Following are some of the best practices for managing cash flow effectively:
- Plan ahead by creating a budget outlining your expected money inflows and outflows.
- Have a safety net of cash reserves for unexpected expenses or lean periods.
- Keep a close eye on where your money is going to identify areas for optimization.
- Cut unnecessary costs and find ways to make your spending more efficient.
- Explore avenues to increase sources of income to bolster your cash flow.
- Avoid excess inventory that ties up cash; maintain a balance to meet demand.
- Streamline your finance operations to ensure effortless cash flow management.
If you’re eager to dive deeper into the art of effective cash flow management, check out our blog for more insights!

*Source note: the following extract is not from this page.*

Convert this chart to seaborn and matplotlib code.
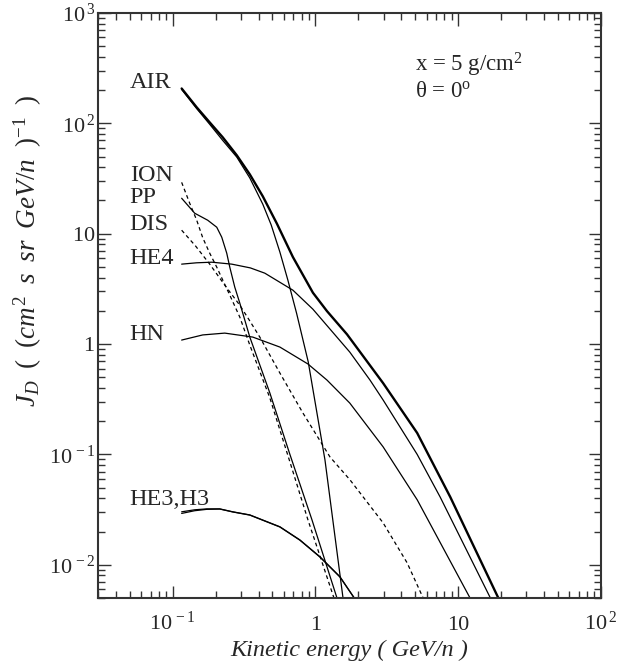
import pandas as pd
import seaborn as sns
from matplotlib import pyplot as plt
from matplotlib.ticker import FixedLocator, FixedFormatter, LogLocator, NullFormatter

# kinetic energy (GeV/n) and flux J_D, one pair of lists per curve
air_e = [0.1156, 0.1474, 0.1818, 0.2243, 0.2812, 0.347, 0.428, 0.537, 0.695, 0.960, 1.204, 1.664, 2.977, 5.157, 8.79, 19.1]
air_j = [207, 139.6, 102, 74.7, 51.4, 34.5, 21.8, 12.35, 6.15, 2.92, 1.99, 1.225, 0.443, 0.1565, 0.0412, 0.005]

air2_e = [0.1156, 0.1474, 0.1818, 0.2243, 0.2812, 0.347, 0.428, 0.49, 0.564, 0.641, 0.738, 0.890, 1.166, 1.56]
air2_j = [203, 136, 98, 70, 49.5, 32, 18.5, 12, 6.8, 3.8, 1.9, 0.691, 0.0892, 0.005]

ion_e = [0.1156, 0.1316, 0.1474, 0.1624, 0.1818, 0.2036, 0.2243, 0.2512, 0.2953, 0.347, 0.4796, 0.6625, 0.886, 1.348]
ion_j = [29.2, 18.9, 13.25, 9.2, 6.66, 4.98, 3.80, 2.78, 1.755, 0.979, 0.3246, 0.0855, 0.02554, 0.005]

pp_e = [0.1156, 0.1427, 0.176, 0.2036, 0.2207, 0.2392, 0.2512, 0.2723, 0.2953, 0.347, 0.4796, 0.6625, 0.945, 1.415]
pp_j = [20.96, 15.33, 13.25, 11.45, 9.30, 6.66, 4.98, 3.28, 2.35, 1.157, 0.360, 0.100, 0.0256, 0.005]

dis_e = [0.1156, 0.145, 0.1818, 0.2317, 0.2953, 0.347, 0.4076, 0.5636, 0.8171, 1.264, 1.746, 2.977, 4.386, 5.68]
dis_j = [10.76, 7.71, 5.30, 3.42, 2.25, 1.62, 1.157, 0.5464, 0.2374, 0.0949, 0.0588, 0.024, 0.01042, 0.005]

he4_e = [0.1156, 0.147, 0.188, 0.2594, 0.35, 0.442, 0.695, 0.96, 1.74, 2.41, 2.98, 5.16, 7.48, 16.8]
he4_j = [5.30, 5.45, 5.52, 5.30, 4.9, 4.39, 3.08, 2.07, 0.846, 0.472, 0.311, 0.100, 0.041, 0.005]

hn_e = [0.1156, 0.1624, 0.2317, 0.364, 0.564, 0.886, 1.204, 1.74, 2.98, 5.16, 12.1]
hn_j = [1.087, 1.21, 1.257, 1.157, 0.939, 0.66, 0.472, 0.292, 0.117, 0.0388, 0.005]

he3_e = [0.1156, 0.1427, 0.1732, 0.2137, 0.2637, 0.347, 0.5636, 0.7784, 1.0755, 1.485, 1.87]
he3_j = [0.0302, 0.0315, 0.0321, 0.0321, 0.0302, 0.0283, 0.0221, 0.0168, 0.01181, 0.00779, 0.005]

h3_e = [0.1156, 0.1427, 0.1732, 0.2137, 0.2637, 0.347, 0.5636, 0.7784, 1.0755, 1.485, 1.87]
h3_j = [0.0292, 0.0309, 0.0318, 0.0320, 0.0301, 0.0282, 0.0220, 0.0167, 0.01175, 0.00775, 0.005]

# label text and where its baseline sits (flux at E = 0.05 GeV/n)
labels = ["AIR", "ION", "PP", "DIS", "HE4", "HN", "HE3,H3"]
label_j = [207, 29.9, 18.9, 10.8, 5.3, 1.09, 0.0349]

xticks = [0.1, 1, 10, 100]
xtick_labels = [r"$10^{\,-1}$", "1", "10", r"$10^{\,2}$"]
yticks = [0.01, 0.1, 1, 10, 100, 1000]
ytick_labels = [r"$10^{\,-2}$", r"$10^{\,-1}$", r"$1\ \ \ \ \ $", r"$10\ \ \ \ \ $", r"$10^{\,2}$", r"$10^{\,3}$"]

curves = [
    ("air", air_e, air_j, 1.7, "-"),
    ("air2", air2_e, air2_j, 0.9, "-"),
    ("ion", ion_e, ion_j, 0.9, (0, (3, 2.5))),
    ("pp", pp_e, pp_j, 0.9, "-"),
    ("dis", dis_e, dis_j, 0.9, (0, (3, 2.5))),
    ("he4", he4_e, he4_j, 0.9, "-"),
    ("hn", hn_e, hn_j, 0.9, "-"),
    ("he3", he3_e, he3_j, 0.9, "-"),
    ("h3", h3_e, h3_j, 0.9, "-"),
]

sns.set_theme(style="ticks")
plt.rcParams['font.family'] = ['Liberation Serif', 'DejaVu Serif']
plt.rcParams['mathtext.fontset'] = 'custom'
plt.rcParams['mathtext.rm'] = 'Liberation Serif'
plt.rcParams['mathtext.it'] = 'Liberation Serif:italic'
plt.rcParams['mathtext.bf'] = 'Liberation Serif:bold'

fig = plt.figure(figsize=(6.43, 6.69), dpi=100)
ax = fig.add_axes([98 / 643, 1 - 598 / 669, 503 / 643, 585 / 669])

for name, e, j, lw, ls in curves:
    df = pd.DataFrame({"energy": e, "flux": j})
    sns.lineplot(data=df, x="energy", y="flux", ax=ax, color="black", lw=lw,
                 linestyle=ls, sort=False, estimator=None)

ax.set_xscale("log")
ax.set_yscale("log")
ax.set_xlim(0.03, 100)
ax.set_ylim(0.005, 1000)

ax.xaxis.set_major_locator(FixedLocator(xticks))
ax.xaxis.set_major_formatter(FixedFormatter(xtick_labels))
ax.yaxis.set_major_locator(FixedLocator(yticks))
ax.yaxis.set_major_formatter(FixedFormatter(ytick_labels))
ax.xaxis.set_minor_locator(LogLocator(base=10, subs=range(2, 10)))
ax.yaxis.set_minor_locator(LogLocator(base=10, subs=range(2, 10)))
ax.xaxis.set_minor_formatter(NullFormatter())
ax.yaxis.set_minor_formatter(NullFormatter())

ax.tick_params(which="both", direction="in", top=True, right=True, width=1.0, color="#333333")
ax.tick_params(which="major", length=9)
ax.tick_params(which="minor", length=5)
ax.tick_params(axis="x", which="major", labelsize=16, pad=23)
ax.tick_params(axis="y", which="major", labelsize=16, pad=2)
for lab in ax.get_xticklabels():
    lab.set_verticalalignment("baseline")

for sp in ax.spines.values():
    sp.set_linewidth(1.5)
    sp.set_color("#333333")

for txt, yv in zip(labels, label_j):
    ax.text(0.05, yv, txt, fontsize=17.5, ha="left", va="baseline")

ax.text(5, 296, r"x = 5 g/cm$^2$", fontsize=16.5, ha="left", va="baseline")
ax.text(5, 172, r"θ = 0$^{\rm o}$", fontsize=16.5, ha="left", va="baseline")

ax.set_xlabel("Kinetic energy ( GeV/n )", fontsize=17.5, style="italic", va="center")
ax.xaxis.set_label_coords(0.5, -0.09)
ax.set_ylabel(r"$J_D\;\ (\;\ (cm^2\;\ s\;\ sr\;\ GeV/n\;\ )^{-1}\;\ )$", fontsize=19.5, va="center")
ax.yaxis.set_label_coords(-0.139, 0.593)

fig.savefig("out.png", dpi=100)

Cash Forecasting Trends in 2023 and Beyond: Embracing AI for Dynamic Insights
As we navigate the future of cash flow management, the integration of AI stands out as a game-changer. AI-powered solutions are reshaping financial landscapes by generating dynamic reports for Accounts Receivable, Accounts Payable, and Cash Forecasting. These solutions offer real-time, data-driven insights, thus enhancing decision-making processes. With predictive analytics and automation, businesses can proactively address cash flow challenges, optimize working capital, and ensure financial resilience. In 2023 and beyond, leveraging AI is not just a trend; it’s a strategic imperative for those seeking to stay agile and thrive in the ever-evolving economic ecosystem.